25 de mayo de 2018

Encarnación y exaltación de Jesús, II


Dios quiso que la contemplación de la gloria actual de Cristo, prenda de la gloria futura de la Creación, fuese comunicada a los hombres por medio de la encarnación del Hijo, que como modo y finalidad de la salvación, había sido decidida por Dios antes de la creación del mundo. Entonces Dios para salvarlo envía a su Hijo, que se hace hombre y, muriendo por nuestros pecados y resucitado para nuestra justificación, nos alcanza la glorificación con el Padre.
Si el evangelio subraya que el Verbo se hizo carne (y no hombre) es para acentuar el fuerte realismo de la encarnación. Haciéndose plena y verdaderamente hombre asume también la carne humana.
Comprender la encarnación es imposible sin comprender su finalidad. Confesamos en el Credo que fue “por nosotros y por nuestra salvación”. Salvación, en el cristianismo, implica dos cosas: el perdón de los pecados, y la participación en la naturaleza divina, el llegar a ser hijos de Dios. La encarnación tiene esa doble finalidad: el designio eterno -anterior a la creación- del Padre era hacernos hijos de Dios por medio de su Hijo [1] y, consiguientemente, por medio de la encarnación.
La máxima comunión posible entre Dios y el hombre se da en el mismo Jesucristo, pues Él es esa comunión en cuanto que es Dios y hombre.

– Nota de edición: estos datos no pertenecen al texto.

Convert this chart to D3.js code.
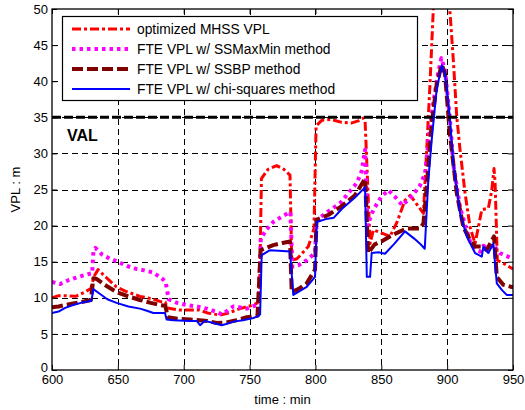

Por Cristo y en Cristo son expresiones que aparecen continuamente y son la clave para entender la razón última de la encarnación: la salvación de Dios -perdón de los pecados y filiación divina- nos viene de Dios, pero nos viene de modo humano, es decir, por y en un hombre que está unido a nosotros por su humanidad. Es por y en comunión con la humanidad de Cristo como nosotros recibimos la gracia redentora y salvífica.
La muerte de Jesús era una consecuencia inevitable de la encarnación. Hacerse hombre significa para el Verbo tomar la existencia humana en todo su espesor. No habría sido verdadera la encarnación si se hubiese eximido del dolor y de la muerte. Y la encarnación lleva consigo la entrada en este mundo, subyugado por el poder del mal. Y el Padre quiere salvar a los hombres por su amor y no con alardes de su poder.
Filipenses 2,6-11, resume de forma admirable la “encarnación-exaltación”. Los vv. 6-8, presentan este camino que llevaba desde el ser en Dios, anterior al mundo, hasta el mundo humano. Y los vv. 9-11, ese camino que va desde la condición humana al dominio en Dios, a su “exaltación”. El himno, intenta expresar lo inefable: A pesar de su condición divina. Actuación plenamente libre, se despojó a sí mismo, tomando la condición de esclavo, además afirma, actuando como un hombre cualquiera.
Y al despojarse a sí mismo sigue para Cristo Jesús la humillación de sí mismo, hasta el extremo en la sumisión obediente hasta la muerte, que es el punto de destino y la que demuestra que Él se ha hecho realmente uno de los nuestros, ya que la muerte es el destino común de todo ser humano. Y muerte de cruz, la cual se trasformará en fuente de salvación, como se indica a continuación.
En la segunda parte del himno (vv.9-11) entra Dios en el plan, y a la singularidad del camino que Cristo había elegido al humillarse, responde una singular reacción de Dios, “lo exaltó”, otorgándole el “Nombre-sobre-todo-nombre”, ese nombre indica que Dios le exaltó tan alto que está más allá de toda medida.
El acontecer salvífico finaliza en la gloria de Dios Padre, a quien la comunidad cristiana reverencia a través de este mismo himno. Quien recibe “la gloria” es el mismo que era de condición divina, Jesucristo, pero la recibe en la carne, en la que se ha hecho hombre, ha padecido, ha sido crucificado y glorificado después de Su Resurrección.